Back to the future with Brexit

lighthouseRecent events have brought to mind an old joke that goes something like this. It involves two vessels approaching each other on a collision course:

“Please make way! You are obstructing our passage through the open seas.”

“Regretfully we are unable to comply. I’m afraid it is you that must make way.”

“We are a battleship of Her Majesty’s Royal Navy! We represent the glorious British Empire and all who sail in her! Brexit means Brexit! You must make way immediately!!”

“We are a lighthouse.”

I understand that Dominic Raab and Michel Barnier have at last cobbled together a trade deal that has proved, after a somewhat fraught five-hour meeting, acceptable to the cabinet. There will inevitably be some hiccups on the way (such as the resignation of said Raab, announced as I write) but it seems to me that its future course can be mapped out with some confidence.

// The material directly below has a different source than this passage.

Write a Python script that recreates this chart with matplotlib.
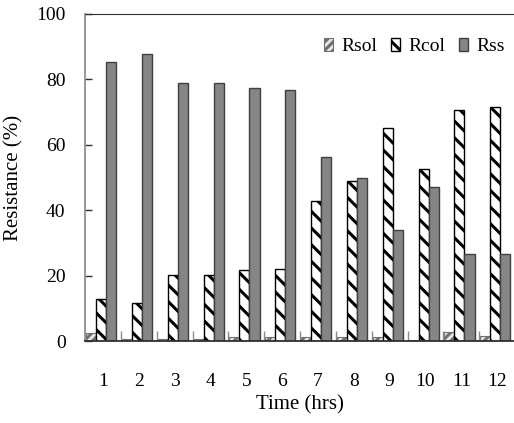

The next stage is for the 580-odd page document to be presented to parliament, and to the 27 nation states that make up the EU, any one of which can veto the agreement. (Yes, contrary to what some would have you believe, it is the individual states that actually hold power within the EU). From this point on, the agreement is doomed.

The DUP cannot go along with it unless the agreement holds the whole of the UK within a customs union and beholden to EU law. Anything else would require either a hard border with Ireland, or Northern Ireland being treated as a special case which the SNP would also reject as it would give Northern Ireland an unfair advantage over Scotland.

Although The Labour Party is supposedly commited to the “will of the people” (i.e. something that can at least be portrayed as a “Brexit”) its six tests mean it cannot accept the agreement unless it delivers the “exact same benefits” as EU member states enjoy. However, any agreement that does offer us the “exact same benefits” will inevitably be rejected by the EU member states as it would put them at a disadvantage against the UK.

So, at last, the government will have to admit that “Brexit” has always meant “Hard Brexit”, and that the past three years of negotiation have been a waste of time. After all, for the hard Brexiteers, Brexit has never been about retaining our trading status with the EU. Brexiteers, or at least those who retain any honesty, acknowledge that our trade with EU countries will suffer; however they argue that any losses will be more than made up by new trade deals that we will be free to negotiate with America, China, Australia and assorted ghosts of the British Empire.

Back in the real world, and faced with the choice between “no deal” and remain (i.e forget the whole thing ever happened), the government will realise that they will be taking the blame unless they return the vote to the people. Presented with a choice between business as usual (or at least as it was three years ago) and a leap into the dark for which we are singularly unprepared, it seems highly likely that we will vote to remain. And so, assuming the EU allows us to stay, we will at last have accepted the hard facts of geography over the fake-news of politics. Whether the Tory or the Labour Party survive in anything like their present form seems unlikely. What can be said with some certainty is that the Brexiteers will blame the EU for the outcome. And so it goes.